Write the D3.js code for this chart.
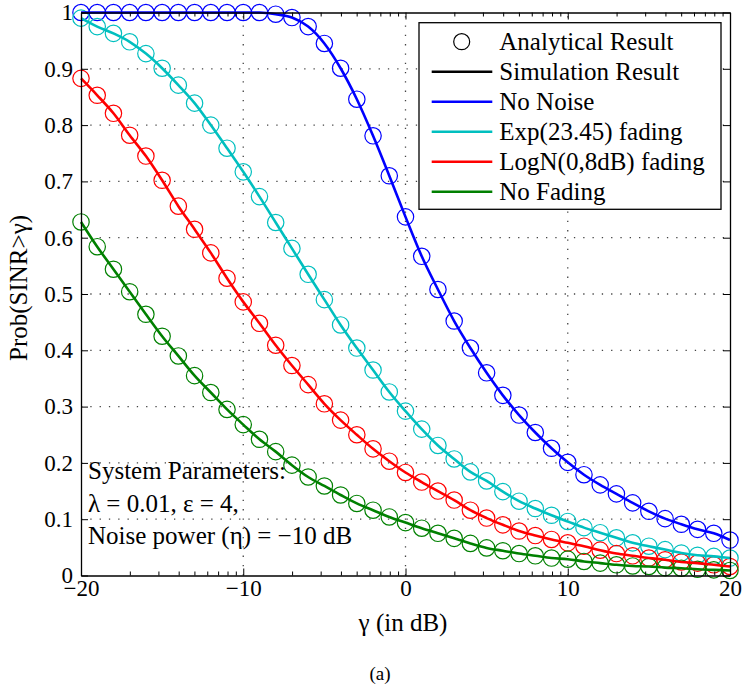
<!DOCTYPE html>
<html>
<head>
<meta charset="utf-8">
<script src="https://cdn.jsdelivr.net/npm/d3@7"></script>
<style>
  body { margin: 0; background: #fff; }
  svg { display: block; }
  svg text { font-family: "Liberation Serif", "DejaVu Serif", serif; fill: #000; }
</style>
</head>
<body>
<div id="chart"></div>
<script>
// gamma in dB, one point per dB
const gammaDb = [-20, -19, -18, -17, -16, -15, -14, -13, -12, -11, -10, -9, -8, -7, -6, -5, -4, -3, -2, -1,
  0, 1, 2, 3, 4, 5, 6, 7, 8, 9, 10, 11, 12, 13, 14, 15, 16, 17, 18, 19, 20];

const noNoise = [1, 1, 1, 1, 1, 1, 1, 1, 1, 1, 1, 1, 0.997, 0.991, 0.975, 0.945, 0.901, 0.846, 0.781, 0.71,
  0.637, 0.567, 0.508, 0.452, 0.404, 0.36, 0.32, 0.285, 0.254, 0.226, 0.201, 0.179, 0.161, 0.145, 0.129, 0.114,
  0.101, 0.091, 0.082, 0.075, 0.063];

const expFading = [0.99, 0.975, 0.963, 0.948, 0.927, 0.901, 0.871, 0.839, 0.8, 0.759, 0.717, 0.673, 0.627, 0.581,
  0.535, 0.49, 0.445, 0.404, 0.365, 0.326, 0.292, 0.26, 0.231, 0.207, 0.184, 0.168, 0.149, 0.132, 0.119, 0.107,
  0.096, 0.085, 0.076, 0.067, 0.058, 0.052, 0.046, 0.04, 0.036, 0.034, 0.031];

const logNFading = [0.883, 0.853, 0.821, 0.782, 0.745, 0.702, 0.656, 0.615, 0.573, 0.528, 0.486, 0.448, 0.409, 0.373,
  0.339, 0.305, 0.276, 0.25, 0.225, 0.203, 0.183, 0.166, 0.15, 0.134, 0.116, 0.102, 0.09, 0.079, 0.071, 0.064,
  0.058, 0.052, 0.045, 0.039, 0.035, 0.031, 0.028, 0.024, 0.022, 0.019, 0.016];

const noFading = [0.628, 0.584, 0.544, 0.504, 0.464, 0.425, 0.39, 0.355, 0.325, 0.295, 0.268, 0.242, 0.22, 0.196,
  0.175, 0.159, 0.143, 0.128, 0.116, 0.104, 0.094, 0.084, 0.075, 0.066, 0.057, 0.049, 0.044, 0.039, 0.035, 0.031,
  0.029, 0.025, 0.022, 0.019, 0.017, 0.016, 0.014, 0.013, 0.011, 0.01, 0.009];

const seriesNames = ["No Noise", "Exp(23.45) fading", "LogN(0,8dB) fading", "No Fading"];
const seriesColors = ["#0000ff", "#00bfbf", "#ff0000", "#008000"];
const seriesValues = [noNoise, expFading, logNFading, noFading];

const xTicks = [-20, -10, 0, 10, 20];
const xTickLabels = ["\u221220", "\u221210", "0", "10", "20"];
const yTicks = [0, 0.1, 0.2, 0.3, 0.4, 0.5, 0.6, 0.7, 0.8, 0.9, 1];
const yTickLabels = ["0", "0.1", "0.2", "0.3", "0.4", "0.5", "0.6", "0.7", "0.8", "0.9", "1"];
const xGrid = [-10, 0, 10];
const yGrid = [0.1, 0.2, 0.3, 0.4, 0.5, 0.6, 0.7, 0.8, 0.9];

const paramLines = ["System Parameters:", "\u03bb = 0.01, \u03b5 = 4,", "Noise power (\u03b7) = \u221210 dB"];

const width = 743, height = 693;
const plotLeft = 81, plotRight = 730, plotTop = 12.5, plotBottom = 575.5;

const svg = d3.select("#chart").append("svg")
  .attr("width", width)
  .attr("height", height);

const x = d3.scaleLinear().domain([-20, 20]).range([plotLeft, plotRight]);
const y = d3.scaleLinear().domain([0, 1]).range([plotBottom, plotTop]);

// dotted grid
const grid = svg.append("g").attr("stroke", "#444").attr("stroke-width", 1.3).attr("stroke-dasharray", "1.3,8");
grid.selectAll(".gx").data(xGrid).join("line")
  .attr("x1", d => x(d)).attr("x2", d => x(d)).attr("y1", plotBottom).attr("y2", plotTop);
grid.selectAll(".gy").data(yGrid).join("line")
  .attr("x1", plotLeft).attr("x2", plotRight).attr("y1", d => y(d)).attr("y2", d => y(d));

// MATLAB-style minor ticks (log spaced inside each decade)
const minorTicks = [];
for (let i = 0; i < xTicks.length - 1; i++) {
  for (let k = 2; k <= 9; k++) minorTicks.push(xTicks[i] + 10 * Math.log10(k));
}

// markers (analytical)
const pts = [];
seriesValues.forEach((vals, s) => {
  vals.forEach((v, i) => pts.push({ g: gammaDb[i], v: v, s: s }));
});
svg.append("g").selectAll("circle").data(pts).join("circle")
  .attr("cx", d => x(d.g))
  .attr("cy", d => y(d.v))
  .attr("r", 8.2)
  .attr("fill", "none")
  .attr("stroke", d => seriesColors[d.s])
  .attr("stroke-width", 1.2);

// lines (simulation)
const line = d3.line()
  .x((d, i) => x(gammaDb[i]))
  .y(d => y(d))
  .curve(d3.curveMonotoneX);
svg.append("g").selectAll("path").data(seriesValues).join("path")
  .attr("d", d => line(d))
  .attr("fill", "none")
  .attr("stroke", (d, i) => seriesColors[i])
  .attr("stroke-width", 2.6);

// axes
const axisBottom = d3.axisBottom(x).tickValues(xTicks)
  .tickFormat((d, i) => xTickLabels[i]).tickSize(-7).tickSizeOuter(0).tickPadding(4);
const axisTop = d3.axisTop(x).tickValues(xTicks).tickFormat("").tickSize(-7).tickSizeOuter(0);
const axisLeft = d3.axisLeft(y).tickValues(yTicks)
  .tickFormat((d, i) => yTickLabels[i]).tickSize(-7).tickSizeOuter(0).tickPadding(8);
const axisRight = d3.axisRight(y).tickValues(yTicks).tickFormat("").tickSize(-7).tickSizeOuter(0);

function styleAxis(g) {
  g.attr("font-family", null).attr("font-size", null);
  g.selectAll("path").attr("stroke", "#000").attr("stroke-width", 1.3);
  g.selectAll("line").attr("stroke", "#000").attr("stroke-width", 1);
  g.selectAll("text").style("font-size", "23px");
}

svg.append("g").attr("transform", `translate(0,${plotBottom})`).call(axisBottom).call(styleAxis);
svg.append("g").attr("transform", `translate(0,${plotTop})`).call(axisTop).call(styleAxis);
svg.append("g").attr("transform", `translate(${plotLeft},0)`).call(axisLeft).call(styleAxis);
svg.append("g").attr("transform", `translate(${plotRight},0)`).call(axisRight).call(styleAxis);

svg.append("g").attr("transform", `translate(0,${plotBottom})`)
  .call(d3.axisBottom(x).tickValues(minorTicks).tickFormat("").tickSize(-4).tickSizeOuter(0))
  .call(g => g.select(".domain").remove())
  .call(styleAxis);
svg.append("g").attr("transform", `translate(0,${plotTop})`)
  .call(d3.axisTop(x).tickValues(minorTicks).tickFormat("").tickSize(-4).tickSizeOuter(0))
  .call(g => g.select(".domain").remove())
  .call(styleAxis);

// parameter box text
svg.append("g").selectAll("text").data(paramLines).join("text")
  .attr("x", 88)
  .attr("y", (d, i) => 479 + i * 32.5)
  .style("font-size", "25px")
  .text(d => d);

// axis labels
svg.append("text")
  .attr("x", 403).attr("y", 631)
  .attr("text-anchor", "middle")
  .style("font-size", "25px")
  .text("\u03b3 (in dB)");

svg.append("text")
  .attr("transform", "translate(27,288) rotate(-90)")
  .attr("text-anchor", "middle")
  .style("font-size", "25px")
  .text("Prob(SINR>\u03b3)");

svg.append("text")
  .attr("x", 380).attr("y", 680)
  .attr("text-anchor", "middle")
  .style("font-size", "19px")
  .text("(a)");

// legend
const legend = svg.append("g");
legend.append("rect")
  .attr("x", 419).attr("y", 22.7)
  .attr("width", 302).attr("height", 186.6)
  .attr("fill", "#fff").attr("stroke", "#000").attr("stroke-width", 1.3);

const legendItems = [{ name: "Analytical Result", color: "#000", type: "marker" },
  { name: "Simulation Result", color: "#000", type: "line" }]
  .concat(seriesNames.map((n, i) => ({ name: n, color: seriesColors[i], type: "line" })));

const rows = legend.selectAll("g.row").data(legendItems).join("g")
  .attr("transform", (d, i) => `translate(0,${41.7 + i * 30})`);
rows.filter(d => d.type === "marker").append("circle")
  .attr("cx", 461.7).attr("cy", 0).attr("r", 8)
  .attr("fill", "none").attr("stroke", "#000").attr("stroke-width", 1.2);
rows.filter(d => d.type === "line").append("line")
  .attr("x1", 431.7).attr("x2", 492.3)
  .attr("stroke", d => d.color).attr("stroke-width", 2.4);
rows.append("text")
  .attr("x", 499.3).attr("y", 8.5)
  .style("font-size", "25px")
  .text(d => d.name);
</script>
</body>
</html>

- - -

Exercise prompt:
Leave out the pictures. Transcribe only the lines above, from the first through the one that contains "0.036, 0.034, 0.031];".

Task output:
Write the D3.js code for this chart.
<!DOCTYPE html>
<html>
<head>
<meta charset="utf-8">
<script src="https://cdn.jsdelivr.net/npm/d3@7"></script>
<style>
  body { margin: 0; background: #fff; }
  svg { display: block; }
  svg text { font-family: "Liberation Serif", "DejaVu Serif", serif; fill: #000; }
</style>
</head>
<body>
<div id="chart"></div>
<script>
// gamma in dB, one point per dB
const gammaDb = [-20, -19, -18, -17, -16, -15, -14, -13, -12, -11, -10, -9, -8, -7, -6, -5, -4, -3, -2, -1,
  0, 1, 2, 3, 4, 5, 6, 7, 8, 9, 10, 11, 12, 13, 14, 15, 16, 17, 18, 19, 20];

const noNoise = [1, 1, 1, 1, 1, 1, 1, 1, 1, 1, 1, 1, 0.997, 0.991, 0.975, 0.945, 0.901, 0.846, 0.781, 0.71,
  0.637, 0.567, 0.508, 0.452, 0.404, 0.36, 0.32, 0.285, 0.254, 0.226, 0.201, 0.179, 0.161, 0.145, 0.129, 0.114,
  0.101, 0.091, 0.082, 0.075, 0.063];

const expFading = [0.99, 0.975, 0.963, 0.948, 0.927, 0.901, 0.871, 0.839, 0.8, 0.759, 0.717, 0.673, 0.627, 0.581,
  0.535, 0.49, 0.445, 0.404, 0.365, 0.326, 0.292, 0.26, 0.231, 0.207, 0.184, 0.168, 0.149, 0.132, 0.119, 0.107,
  0.096, 0.085, 0.076, 0.067, 0.058, 0.052, 0.046, 0.04, 0.036, 0.034, 0.031];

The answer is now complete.